Errori di forma che diventano sostanza anche se i giudici della suprema Corte sono tenuti ad occuparsi della prima e non della seconda. Chi più modestamente, come noi, si occupa di politica ed ha le sue idee non può che trarre però un sospiro di sollievo: l’oggetto, vero o presunto, dei due quesiti rimandava infatti a una concezione della vita, e ad una cultura politica, che non è la nostra ed è inaccettabile. Si tratta di quella filosofia dei Diritti e del Progresso che, pur costituendo il sostrato della irriflessa cultura dominante o mainstream, poggia su basi molto fragili ed anche pericolose.

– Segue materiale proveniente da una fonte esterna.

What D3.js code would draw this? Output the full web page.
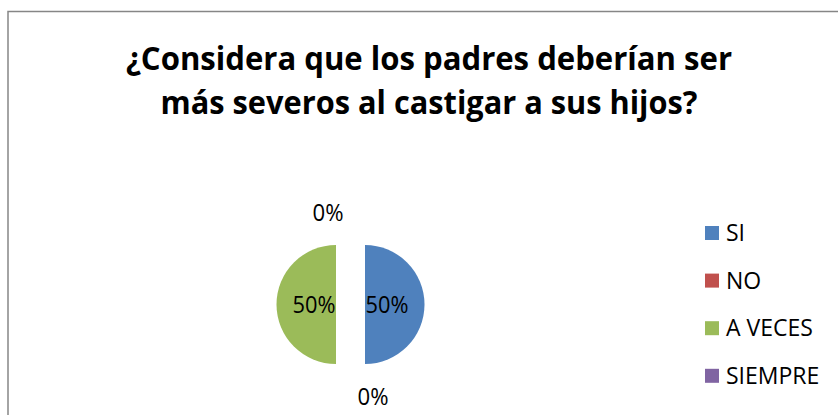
<!DOCTYPE html>
<html>
<head>
<meta charset="utf-8">
<script src="https://cdn.jsdelivr.net/npm/d3@7"></script>
<style>
  html, body { margin: 0; padding: 0; background: #fff; }
  svg { display: block; }
</style>
</head>
<body>
<svg id="chart" width="838" height="415"></svg>
<script>
// chart data
const categories = ["SI", "NO", "A VECES", "SIEMPRE"];
const values = [50, 0, 50, 0];
const colors = ["#4F81BD", "#C0504D", "#9BBB59", "#8064A2"];
const titleLines = ["¿Considera que los padres deberían ser", "más severos al castigar a sus hijos?"];

const svg = d3.select("#chart");
const fontFamily = "'Open Sans', 'Noto Sans', sans-serif";

// chart area frame (cut off on the right and bottom)
svg.append("rect")
   .attr("x", 8)
   .attr("y", 11.5)
   .attr("width", 900)
   .attr("height", 500)
   .attr("fill", "#fff")
   .attr("stroke", "#868686")
   .attr("stroke-width", 1.5);

// title
const titleWidths = [606, 537];
svg.append("g")
   .selectAll("text")
   .data(titleLines)
   .enter()
   .append("text")
   .attr("x", 429)
   .attr("y", (d, i) => 70 + i * 44)
   .attr("text-anchor", "middle")
   .attr("font-family", fontFamily)
   .attr("font-weight", "bold")
   .attr("font-size", 32)
   .attr("textLength", (d, i) => titleWidths[i])
   .attr("lengthAdjust", "spacingAndGlyphs")
   .attr("fill", "#000")
   .text(d => d);

// pie
const cx = 350.5, cy = 304.5, radius = 59.5, explode = 14.5;
const total = d3.sum(values);
const formatPct = d3.format(".0%");

const pie = d3.pie()
              .sort(null)
              .value(d => d.value);

const arc = d3.arc()
              .innerRadius(0)
              .outerRadius(radius);

const pieData = pie(categories.map((c, i) => ({label: c, value: values[i], color: colors[i]})));

const g = svg.append("g")
             .attr("transform", `translate(${cx}, ${cy})`);

const midAngle = d => (d.startAngle + d.endAngle) / 2;
const shift = (d, dist) => [Math.sin(midAngle(d)) * dist, -Math.cos(midAngle(d)) * dist];

g.selectAll("path")
 .data(pieData)
 .enter()
 .append("path")
 .attr("d", arc)
 .attr("transform", d => `translate(${shift(d, explode)})`)
 .attr("fill", d => d.data.color);

// data labels: inside for real slices, outside for empty ones
g.selectAll("text.label")
 .data(pieData)
 .enter()
 .append("text")
 .attr("class", "label")
 .attr("transform", d => {
     if (d.data.value > 0) {
         return `translate(${shift(d, explode + 22)})`;
     }
     const [x, y] = shift(d, radius + explode + 18);
     const side = Math.sign(Math.sin(d.startAngle - 0.01));
     return `translate(${x + side * 22.5}, ${y})`;
 })
 .attr("text-anchor", "middle")
 .attr("dy", "0.36em")
 .attr("font-family", fontFamily)
 .attr("font-size", 24)
 .attr("textLength", d => d.data.value > 0 ? 43 : 31)
 .attr("lengthAdjust", "spacingAndGlyphs")
 .attr("fill", "#000")
 .text(d => formatPct(d.data.value / total));

// legend
const legend = svg.append("g")
                  .attr("transform", "translate(705, 233)");

const item = legend.selectAll("g")
                   .data(categories)
                   .enter()
                   .append("g")
                   .attr("transform", (d, i) => `translate(0, ${i * 47.6})`);

item.append("rect")
    .attr("x", 0)
    .attr("y", -7)
    .attr("width", 14)
    .attr("height", 14)
    .attr("fill", (d, i) => colors[i]);

item.append("text")
    .attr("x", 21)
    .attr("dy", "0.36em")
    .attr("font-family", fontFamily)
    .attr("font-size", 23)
    .attr("fill", "#000")
    .text(d => d);
</script>
</body>
</html>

I diritti non sono, ad esempio, che il portato di una cultura individualistica che declina la libertà come autodeterminazione astratta e soprattutto senza limiti. Bisogna invece essere consapevoli che la libertà che non si autolimita, che non ha limiti, è autocontraddittoria. Non solo e non tanto per la ormai banalmente ripetuta osservazione, fatta anche con altra profondità da illustri filosofi del passato (si pensi al Kant che parlava di “coesistenza degli arbitri”), per cui la libertà di ognuno finisce ove inizia quella degli altri. Quanto, più radicalmente, perché la libertà è per sua natura ancipite e può darsi solo in necessaria correlazione dialettica col suo opposto, che la limita e la fa essere. La libertà assoluta non esiste, e se esistesse non sarebbe più tale.

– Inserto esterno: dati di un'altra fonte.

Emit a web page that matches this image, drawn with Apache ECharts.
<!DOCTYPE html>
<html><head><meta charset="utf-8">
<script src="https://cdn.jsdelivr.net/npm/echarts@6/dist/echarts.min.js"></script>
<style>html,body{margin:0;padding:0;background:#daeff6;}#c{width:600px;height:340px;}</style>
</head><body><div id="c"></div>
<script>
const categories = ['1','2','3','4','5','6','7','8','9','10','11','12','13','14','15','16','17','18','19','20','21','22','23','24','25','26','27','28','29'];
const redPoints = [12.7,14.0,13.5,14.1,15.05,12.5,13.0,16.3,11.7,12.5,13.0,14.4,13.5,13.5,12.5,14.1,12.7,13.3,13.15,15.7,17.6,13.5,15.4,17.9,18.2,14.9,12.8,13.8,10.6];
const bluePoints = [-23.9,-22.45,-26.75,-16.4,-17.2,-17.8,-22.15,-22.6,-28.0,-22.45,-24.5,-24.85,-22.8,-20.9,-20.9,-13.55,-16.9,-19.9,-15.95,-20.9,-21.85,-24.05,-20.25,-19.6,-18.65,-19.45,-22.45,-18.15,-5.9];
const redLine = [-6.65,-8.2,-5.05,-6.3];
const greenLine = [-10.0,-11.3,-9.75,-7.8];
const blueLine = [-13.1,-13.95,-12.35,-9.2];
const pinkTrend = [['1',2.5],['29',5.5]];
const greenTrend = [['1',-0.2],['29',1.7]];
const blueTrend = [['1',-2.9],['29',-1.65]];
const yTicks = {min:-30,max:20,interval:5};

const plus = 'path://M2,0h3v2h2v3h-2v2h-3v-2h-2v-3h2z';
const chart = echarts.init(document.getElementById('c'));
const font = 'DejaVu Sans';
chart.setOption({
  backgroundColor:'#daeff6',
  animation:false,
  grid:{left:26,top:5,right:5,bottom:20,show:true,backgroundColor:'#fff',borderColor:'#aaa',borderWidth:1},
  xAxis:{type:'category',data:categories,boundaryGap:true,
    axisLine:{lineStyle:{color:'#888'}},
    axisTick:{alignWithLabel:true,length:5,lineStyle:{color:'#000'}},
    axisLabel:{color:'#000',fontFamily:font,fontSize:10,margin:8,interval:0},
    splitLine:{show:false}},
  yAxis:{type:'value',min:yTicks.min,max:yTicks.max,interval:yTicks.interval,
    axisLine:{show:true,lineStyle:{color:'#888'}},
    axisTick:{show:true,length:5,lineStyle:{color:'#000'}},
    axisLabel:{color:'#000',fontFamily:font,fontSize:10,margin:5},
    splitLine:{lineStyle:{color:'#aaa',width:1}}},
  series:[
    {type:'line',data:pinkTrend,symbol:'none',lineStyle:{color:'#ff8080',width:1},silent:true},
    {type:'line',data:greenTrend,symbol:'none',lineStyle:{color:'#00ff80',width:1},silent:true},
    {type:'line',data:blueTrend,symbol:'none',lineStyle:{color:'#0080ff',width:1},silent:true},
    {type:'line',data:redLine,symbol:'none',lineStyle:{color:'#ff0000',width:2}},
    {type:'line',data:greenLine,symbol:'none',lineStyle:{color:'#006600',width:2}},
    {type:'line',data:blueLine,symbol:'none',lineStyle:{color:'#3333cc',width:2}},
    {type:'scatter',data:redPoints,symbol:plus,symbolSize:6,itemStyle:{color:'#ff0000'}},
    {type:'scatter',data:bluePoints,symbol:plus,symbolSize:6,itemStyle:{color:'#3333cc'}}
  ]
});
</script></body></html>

La libertà è, all’un tempo, necessaria e impossibile, almeno presa nel suo aspetto ideale o puro. Ma, d’altronde, nemmeno l’idea (o meglio ideologia) di progresso, quella che porta molti giornali italiani a parlare nei loro titoli di “battuta d’arresto” o “ritorno al passato”, regge a un occhio critico. Non c’è un finalismo nella direzione della storia, la quale non è giù segnata. Non passiamo, ed è giusto che sia così, di claritate in claritatem. Abbiamo piuttosto problemi che si pongono nella storia e che, di volta, proviamo a risolvere: senza automatismi, né passaggi necessitati da un Male verso un Bene predeterminato.

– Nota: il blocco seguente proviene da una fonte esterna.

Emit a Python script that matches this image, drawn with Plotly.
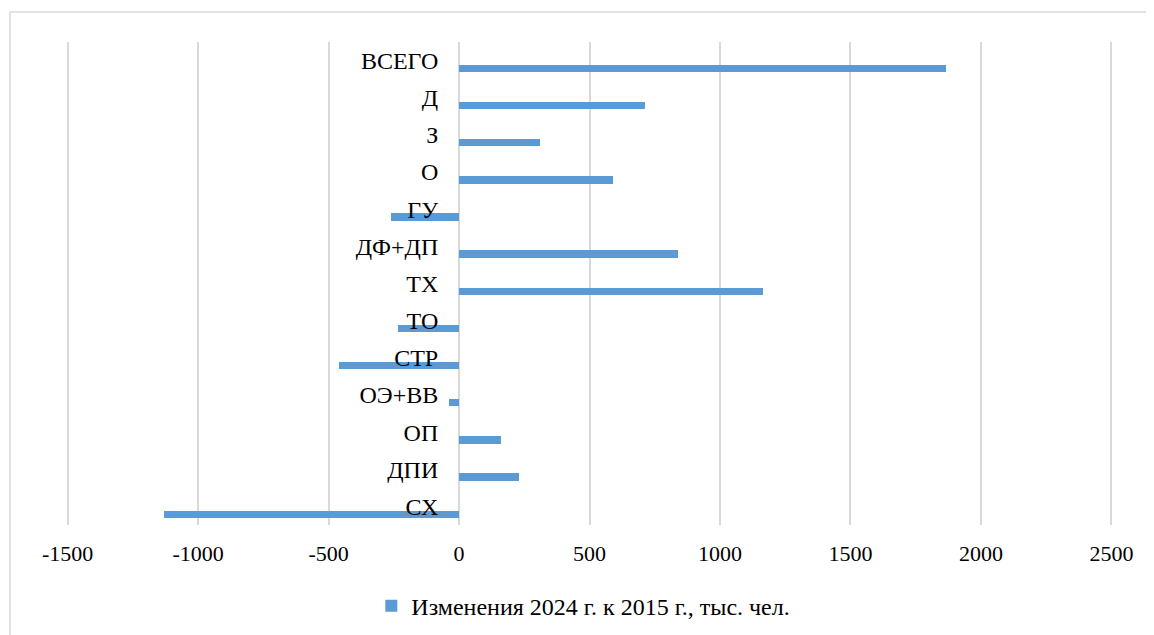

Capiamo che per molti i nostri sono ragionamenti difficili, o che semplicemente sono sistematicamente rimossi per poter corrispondere acriticamente allo “spirito del tempo”. E siamo anche sicuri che la Consulta non li ha fatti perché non era tenuta a farli per esprimere il suo giudizio. Il fatto che però abbia bocciato i due quesiti della oscioni sostanzialmente per come erano scritti, ci dice due cose: 1. che l’ignoranza alberga ormai anche a sinistra; e 2. che il diavolo a volte fa i coperchi ma non la pentola. Per intanto i “dirittisti” tornino a scuola, e poi, solo poi, se del caso, ne riparliamo!